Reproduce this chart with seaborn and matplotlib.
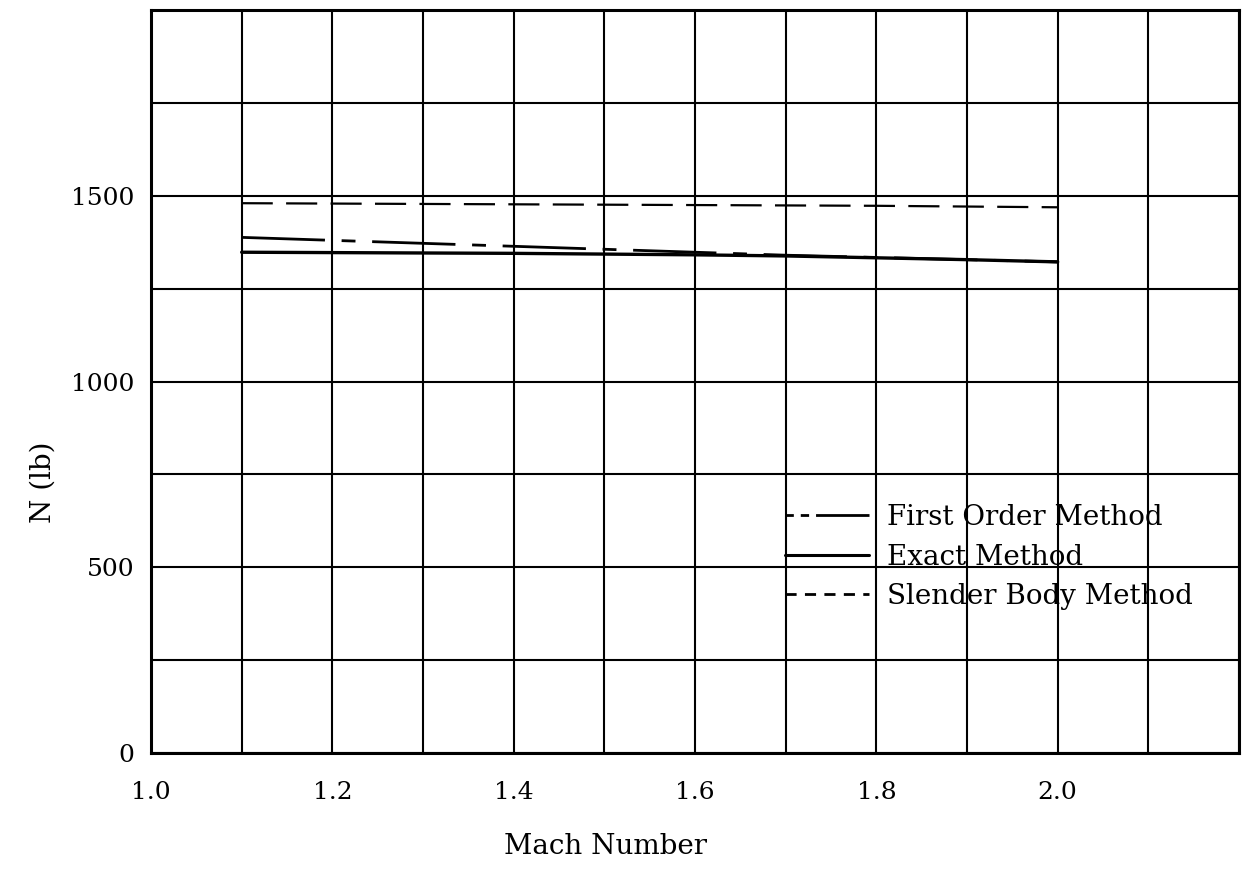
import numpy as np
import matplotlib.pyplot as plt
import seaborn as sns
from matplotlib.lines import Line2D

# values (N in lb vs Mach number)
mach = [1.1, 1.2, 1.3, 1.4, 1.5, 1.6, 1.7, 1.8, 1.9, 2.0]
first_order = [1388, 1380, 1372, 1364, 1356, 1348, 1340, 1334, 1328, 1322]
exact = [1348, 1347, 1346, 1345, 1343, 1341, 1338, 1333, 1328, 1322]
slender_body = [1480, 1479, 1478, 1477, 1476, 1475, 1474, 1473, 1471, 1469]

x_ticks = [1.0, 1.1, 1.2, 1.3, 1.4, 1.5, 1.6, 1.7, 1.8, 1.9, 2.0, 2.1, 2.2]
x_labels = ['1.0', '', '1.2', '', '1.4', '', '1.6', '', '1.8', '', '2.0', '', '']
y_ticks = [0, 250, 500, 750, 1000, 1250, 1500, 1750, 2000]
y_labels = ['0', '', '500', '', '1000', '', '1500', '', '']

sns.set_style('white', {'text.color': 'black', 'axes.labelcolor': 'black',
                        'xtick.color': 'black', 'ytick.color': 'black'})
plt.rcParams['font.family'] = ['DejaVu Serif']

fig, ax = plt.subplots(figsize=(12.51, 8.73), dpi=100)
fig.subplots_adjust(left=0.1207, right=0.9904, top=0.9885, bottom=0.1375)

# curves
sns.lineplot(x=mach, y=slender_body, ax=ax, color='black', linewidth=1.6,
             linestyle=(0, (14, 6)))
sns.lineplot(x=mach, y=first_order, ax=ax, color='black', linewidth=2.0,
             linestyle=(0, (30, 6, 5, 6)))
sns.lineplot(x=mach, y=exact, ax=ax, color='black', linewidth=2.4)

ax.set_xlim(1.0, 2.2)
ax.set_ylim(0, 2000)
ax.set_xticks(x_ticks)
ax.set_xticklabels(x_labels)
ax.set_yticks(y_ticks)
ax.set_yticklabels(y_labels)
ax.tick_params(axis='x', length=0, pad=20, labelsize=18, labelcolor='black')
ax.tick_params(axis='y', length=0, pad=12, labelsize=18, labelcolor='black')
ax.grid(True, color='black', linewidth=1.5)
ax.set_axisbelow(True)
for s in ax.spines.values():
    s.set_color('black')
    s.set_linewidth(2.2)

ax.set_xlabel('Mach Number', fontsize=20, color='black')
ax.xaxis.set_label_coords(0.418, -0.108)
ax.set_ylabel('N (lb)', fontsize=20, color='black')
ax.yaxis.set_label_coords(-0.087, 0.365)

# legend drawn on top of the grid, no frame
handles = [
    Line2D([], [], color='black', linewidth=2.0,
           linestyle=(0, (3, 2.5, 3, 2.5, 19, 0))),
    Line2D([], [], color='black', linewidth=2.2),
    Line2D([], [], color='black', linewidth=2.0, linestyle=(0, (4, 3))),
]
labels = ['First Order Method', 'Exact Method', 'Slender Body Method']
leg = ax.legend(handles, labels, loc='upper left', bbox_to_anchor=(0.583, 0.335),
                frameon=False, fontsize=20, handlelength=3.0, handletextpad=0.65,
                labelspacing=0.45, borderpad=0, borderaxespad=0)
for t in leg.get_texts():
    t.set_color('black')

plt.savefig('out.png', dpi=100)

What to do: Repeat the lines of the listing above verbatim, beginning at its first line and ending at the line containing "ax.yaxis.set_label_coords(-0.087, 0.365)", which is included. Omit pictures.

Answer to this exercise:
Reproduce this chart with seaborn and matplotlib.
import numpy as np
import matplotlib.pyplot as plt
import seaborn as sns
from matplotlib.lines import Line2D

# values (N in lb vs Mach number)
mach = [1.1, 1.2, 1.3, 1.4, 1.5, 1.6, 1.7, 1.8, 1.9, 2.0]
first_order = [1388, 1380, 1372, 1364, 1356, 1348, 1340, 1334, 1328, 1322]
exact = [1348, 1347, 1346, 1345, 1343, 1341, 1338, 1333, 1328, 1322]
slender_body = [1480, 1479, 1478, 1477, 1476, 1475, 1474, 1473, 1471, 1469]

x_ticks = [1.0, 1.1, 1.2, 1.3, 1.4, 1.5, 1.6, 1.7, 1.8, 1.9, 2.0, 2.1, 2.2]
x_labels = ['1.0', '', '1.2', '', '1.4', '', '1.6', '', '1.8', '', '2.0', '', '']
y_ticks = [0, 250, 500, 750, 1000, 1250, 1500, 1750, 2000]
y_labels = ['0', '', '500', '', '1000', '', '1500', '', '']

sns.set_style('white', {'text.color': 'black', 'axes.labelcolor': 'black',
                        'xtick.color': 'black', 'ytick.color': 'black'})
plt.rcParams['font.family'] = ['DejaVu Serif']

fig, ax = plt.subplots(figsize=(12.51, 8.73), dpi=100)
fig.subplots_adjust(left=0.1207, right=0.9904, top=0.9885, bottom=0.1375)

# curves
sns.lineplot(x=mach, y=slender_body, ax=ax, color='black', linewidth=1.6,
             linestyle=(0, (14, 6)))
sns.lineplot(x=mach, y=first_order, ax=ax, color='black', linewidth=2.0,
             linestyle=(0, (30, 6, 5, 6)))
sns.lineplot(x=mach, y=exact, ax=ax, color='black', linewidth=2.4)

ax.set_xlim(1.0, 2.2)
ax.set_ylim(0, 2000)
ax.set_xticks(x_ticks)
ax.set_xticklabels(x_labels)
ax.set_yticks(y_ticks)
ax.set_yticklabels(y_labels)
ax.tick_params(axis='x', length=0, pad=20, labelsize=18, labelcolor='black')
ax.tick_params(axis='y', length=0, pad=12, labelsize=18, labelcolor='black')
ax.grid(True, color='black', linewidth=1.5)
ax.set_axisbelow(True)
for s in ax.spines.values():
    s.set_color('black')
    s.set_linewidth(2.2)

ax.set_xlabel('Mach Number', fontsize=20, color='black')
ax.xaxis.set_label_coords(0.418, -0.108)
ax.set_ylabel('N (lb)', fontsize=20, color='black')
ax.yaxis.set_label_coords(-0.087, 0.365)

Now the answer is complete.